Mortal Storytelling Sin #2: excessive non-plot-related worldbuilding detail. When reading the beginning, you really get the feeling that Tom is having far too much ego-boosting loves-the-look-of-his-own-writing fun describing in loving and TOTALLY USELESS DETAIL little tidbits of the pseudo-Panamanian ecosystem. You know what makes this really eye-gouging? Throughout the main storyline, there’s a second story-thread about the discovery of this new world. So all that useless worldbuilding detail? COULD HAVE GONE THERE. Instead of cluttering up the character introductions. Supremely bored out of my mind now. But I really want to like this book, and I got it for free, and it’s a series so maybe his writing gets better, so I keep reading.

Mortal Storytelling Sin #3: badass main character has a totally random, utterly useless, omgwtfbbq emo moment about how his hands are too girly for a soldier.
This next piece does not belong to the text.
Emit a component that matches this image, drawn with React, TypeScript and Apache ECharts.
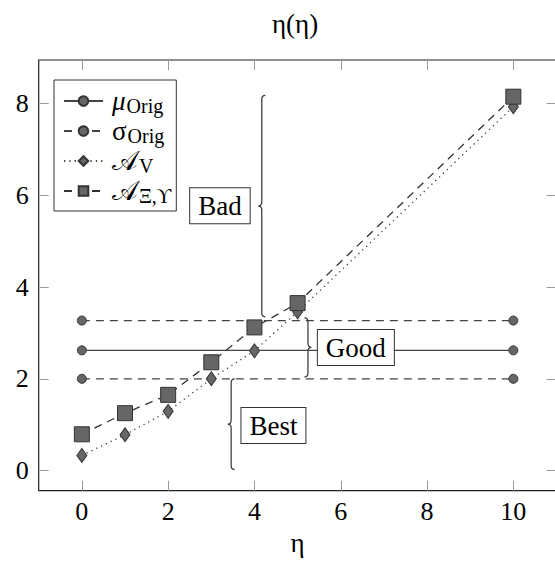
import React, { useEffect, useRef } from 'react';
import * as echarts from 'echarts';

const xMu = [0, 10];
const muOrig = [2.62, 2.62];
const sigmaUpper = [3.27, 3.27];
const sigmaLower = [2.0, 2.0];
const xA = [0, 1, 2, 3, 4, 5, 10];
const aV = [0.33, 0.78, 1.29, 2.0, 2.61, 3.46, 7.93];
const aXi = [0.79, 1.25, 1.65, 2.36, 3.12, 3.65, 8.15];
const xTicks = [0, 2, 4, 6, 8, 10];
const yTicks = [0, 2, 4, 6, 8];
// brace: x, yFrom, yTo, direction (-1 tip left, 1 tip right)
const braceX = [4.17, 5.24, 3.46];
const braceFrom = [3.35, 2.04, 0.02];
const braceTo = [8.18, 3.33, 2.0];
const braceDir = [-1, 1, -1];
const boxLabels = ['Bad', 'Good', 'Best'];
const boxX = [3.2, 6.35, 4.44];
const boxY = [5.77, 2.68, 0.98];

const seriesNames = ['μ_Orig', 'σ_Orig', '𝒜_V', '𝒜_Ξ,ϒ'];

const FONT = 'Liberation Serif';

const pair = (xs: number[], ys: number[]) => xs.map((x, i) => [x, ys[i]]);

export default function App() {
  const ref = useRef<HTMLDivElement>(null);
  useEffect(() => {
    if (!ref.current) return;
    const chart = echarts.init(ref.current, null, { renderer: 'svg' });
    const markerStyle = { color: '#666', borderColor: '#333', borderWidth: 1 };
    const tickStyle = { show: true, inside: true, length: 10, lineStyle: { color: '#999', width: 1 } };
    const hiddenLine = { show: false, onZero: false };
    const option: any = {
      animation: false,
      textStyle: { fontFamily: FONT },
      title: {
        text: 'η(η)', left: 272, top: 10, padding: 0,
        textStyle: { fontFamily: FONT, fontSize: 27, fontWeight: 'normal', color: '#000' },
      },
      grid: {
        left: 38.7, top: 60, right: -1.5, bottom: 72.3,
        show: true, borderColor: '#222', borderWidth: 1.2, backgroundColor: 'transparent',
        outerBoundsMode: 'none',
      },
      legend: {
        orient: 'vertical', left: 54, top: 80,
        data: seriesNames,
        itemWidth: 39, itemHeight: 12, itemGap: 0,
        padding: [6, 5, 5, 9],
        borderColor: '#333', borderWidth: 1, backgroundColor: '#fff',
        selectedMode: false,
        formatter: (name: string) => {
          const [a, b] = name.split('_');
          const style = a === 'μ' ? 'mi' : 'mu';
          return `{${style}|${a}}{s|${b}}`;
        },
        textStyle: {
          fontFamily: FONT, color: '#000', fontSize: 24,
          rich: {
            mi: { fontFamily: FONT, fontSize: 27, fontStyle: 'italic', color: '#000', lineHeight: 30, padding: [0, 0, 0, 4] },
            mu: { fontFamily: FONT, fontSize: 27, color: '#000', lineHeight: 30, padding: [0, 0, 0, 4] },
            s: { fontFamily: FONT, fontSize: 20, color: '#000', lineHeight: 20, padding: [10, 0, 0, 1] },
          },
        },
      },
      xAxis: [
        {
          type: 'value', min: -1, max: 11, position: 'bottom',
          axisLine: hiddenLine, splitLine: { show: false },
          axisTick: { ...tickStyle, customValues: xTicks },
          axisLabel: { customValues: xTicks, fontFamily: FONT, fontSize: 26, color: '#000', margin: 8 },
          name: 'η', nameLocation: 'middle', nameGap: 37,
          nameTextStyle: { fontFamily: FONT, fontSize: 27, color: '#000' },
        },
        {
          type: 'value', min: -1, max: 11, position: 'top',
          axisLine: hiddenLine, splitLine: { show: false },
          axisTick: { ...tickStyle, customValues: xTicks },
          axisLabel: { show: false },
        },
      ],
      yAxis: [
        {
          type: 'value', min: -0.44, max: 8.95, position: 'left',
          axisLine: hiddenLine, splitLine: { show: false },
          axisTick: { ...tickStyle, customValues: yTicks },
          axisLabel: { customValues: yTicks, fontFamily: FONT, fontSize: 26, color: '#000', margin: 10 },
        },
        {
          type: 'value', min: -0.44, max: 8.95, position: 'right',
          axisLine: hiddenLine, splitLine: { show: false },
          axisTick: { ...tickStyle, customValues: yTicks },
          axisLabel: { show: false },
        },
      ],
      series: [
        {
          name: seriesNames[0], type: 'line', data: pair(xMu, muOrig),
          symbol: 'circle', symbolSize: 9,
          lineStyle: { color: '#444', width: 1.3, type: 'solid' }, itemStyle: markerStyle, z: 3,
        },
        {
          name: seriesNames[1], type: 'line', data: pair(xMu, sigmaUpper),
          symbol: 'circle', symbolSize: 9,
          lineStyle: { color: '#444', width: 1.3, type: [8, 6] }, itemStyle: markerStyle, z: 3,
        },
        {
          name: seriesNames[1], type: 'line', data: pair(xMu, sigmaLower),
          symbol: 'circle', symbolSize: 9,
          lineStyle: { color: '#444', width: 1.3, type: [8, 6] }, itemStyle: markerStyle, z: 3,
        },
        {
          name: seriesNames[2], type: 'line', data: pair(xA, aV),
          symbol: 'diamond', symbolSize: [10, 14],
          lineStyle: { color: '#444', width: 1.3, type: [1.3, 4] }, itemStyle: markerStyle, z: 4,
        },
        {
          name: seriesNames[3], type: 'line', data: pair(xA, aXi),
          symbol: 'rect', symbolSize: 15,
          lineStyle: { color: '#333', width: 1.3, type: [8, 6] }, itemStyle: markerStyle, z: 5,
        },
        {
          type: 'custom', name: 'braces', z: 6,
          data: braceX.map((x, i) => [x, braceFrom[i], braceTo[i], braceDir[i]]),
          renderItem: (params: any, api: any) => {
            const x = api.value(0), y1 = api.value(1), y2 = api.value(2), d = api.value(3);
            const pTop = api.coord([x, y2]);
            const pBot = api.coord([x, y1]);
            const xb = pTop[0], yt = pTop[1], yb = pBot[1], ym = (yt + yb) / 2;
            const h = 3.5, r = 4;
            const xe = xb - d * h, xt = xb + d * h;
            const p = `M${xe},${yt} Q${xb},${yt} ${xb},${yt + r} L${xb},${ym - r} Q${xb},${ym} ${xt},${ym} Q${xb},${ym} ${xb},${ym + r} L${xb},${yb - r} Q${xb},${yb} ${xe},${yb}`;
            return { type: 'path', shape: { pathData: p }, style: { fill: 'none', stroke: '#333', lineWidth: 1.2 } };
          },
        },
        {
          type: 'custom', name: 'labels', z: 7,
          data: boxX.map((x, i) => [x, boxY[i]]),
          renderItem: (params: any, api: any) => {
            const p = api.coord([api.value(0), api.value(1)]);
            return {
              type: 'text', x: p[0], y: p[1],
              style: {
                text: boxLabels[params.dataIndex], fontFamily: FONT, fontSize: 27, fill: '#000',
                align: 'center', verticalAlign: 'middle',
                backgroundColor: '#fff', borderColor: '#333', borderWidth: 1, padding: [5, 8, 3, 8],
              },
            };
          },
        },
      ],
    };
    chart.setOption(option);
    return () => chart.dispose();
  }, []);
  return <div ref={ref} style={{ position: 'absolute', left: 0, top: 0, width: 555, height: 563 }} />;
}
I got nasty Twilight flashbacks from this scene, it was so emo. Seriously. It’s not an important detail. This is a manly book about war written by a man for men. What the *bleep* is some girly metrosexual body-image freakout doing in this character introduction. Give me the blue-eyed demon back, pronto. If you really, really, really wanted to paint this little TOTALLY IRRELEVANT DETAIL about a character I have nearly ceased to care about at all now, at least do it in some kind of manly torture scene in which the bad guy is taunting him about his girly hands before breaking his fingers or something.

Very Serious Storytelling Sin #4: Use of internal character monologue in order to introduce extraneous worldbuilding facts. I see this a lot in mediocre fanfiction. I don’t walk around my house thinking to myself about all the little everyday details as if I were introducing this plane of existence to a new voice in my head, so I’d prefer fictional characters to refrain from doing this themselves, unless the story actually gives them a new voice in their head as a character. And re: sin #2, there was a perfectly good structure set up that would have been an excellent vehicle for worldbuilding detail.

Thing That Bored Me: this is not really a sci-fi book at all. I mean, there’s a few sci-fi details tacked on, and there’s a sort of sci-fi-ish superstructure/backstory going on, but Colony World just so happens to look freakishly similar to our world. It’s so blatant that it can’t even be called an allegory. Allegories have more subtlety than this. There is, however, a very reasonable and logical explanation for why this is so, which is why I don’t count it as a storytelling sin.

What? Moment: Since this is a manly book about men written by a man for men, the female characters are pretty much cardboard-cutout sex objects. The Noble Martyr Wife in the first part is an exception: I liked her a lot. Mistress Secretary also gets a pass, even though she is a sex object, because she’s pretty central to the “and now we build an army” storyline as one of the mostly-offpage support staff. What gets me is the part, somewhere around 25-30%, I think, when the army is about to deploy, In Which The Soldiers Get Laid. Actually, they get blow jobs. If Mistress Secretary was the only mildly-detailed blowjob in the section, that would be fine. What makes it weird is that there’s this secondary viewpoint character who’s a lowly peon with a girl back home, and Kratman decides to basically clone the blowjob scene in a different setting for him. Seriously, if you’re going to write sex, at least make it vary. This part reads like a really badly done insertion from a romance fic. Not that I, uh, have, um, a lot of experience reading things like that. *cough* (And if you believe that, have I got a deal for you…) On a scale of “tasteful scene cut” to “so detailed you could roleplay this for a porno” the sex in A Desert Called Peace falls mostly somewhere in the middle, but the interactions between the male and female characters are pretty realistic (for cardboard cutouts) so I’m not inclined to ding it too much.

And then there’s some fighting! Which is cool. But then there’s The Occupation, which is so soul-suckingly boring that I stopped reading at 88%, and I’m writing this review now because I have no intention of finishing this book, ever, or reading any of the sequels. Ever. But if you’re (a) male and (b) you like military fiction, I encourage you to give it a try, or at least read the real reviewers for one of the sequels to this book, Come and Take Them: Review One, Review Two, Review Three. There are probably reviews for Desert as well, but I’m not gonna bother looking in the archives at the moment.

*The reason this is not a real review is that I don’t have enough experience with the genre to be able to tell how it compares with the rest of its niche. Certain aspects of the art of storytelling, I am obviously willing to criticize, but that’s all technique, and it might be that the parts I find most galling are actually expected of milfic. I wouldn’t know.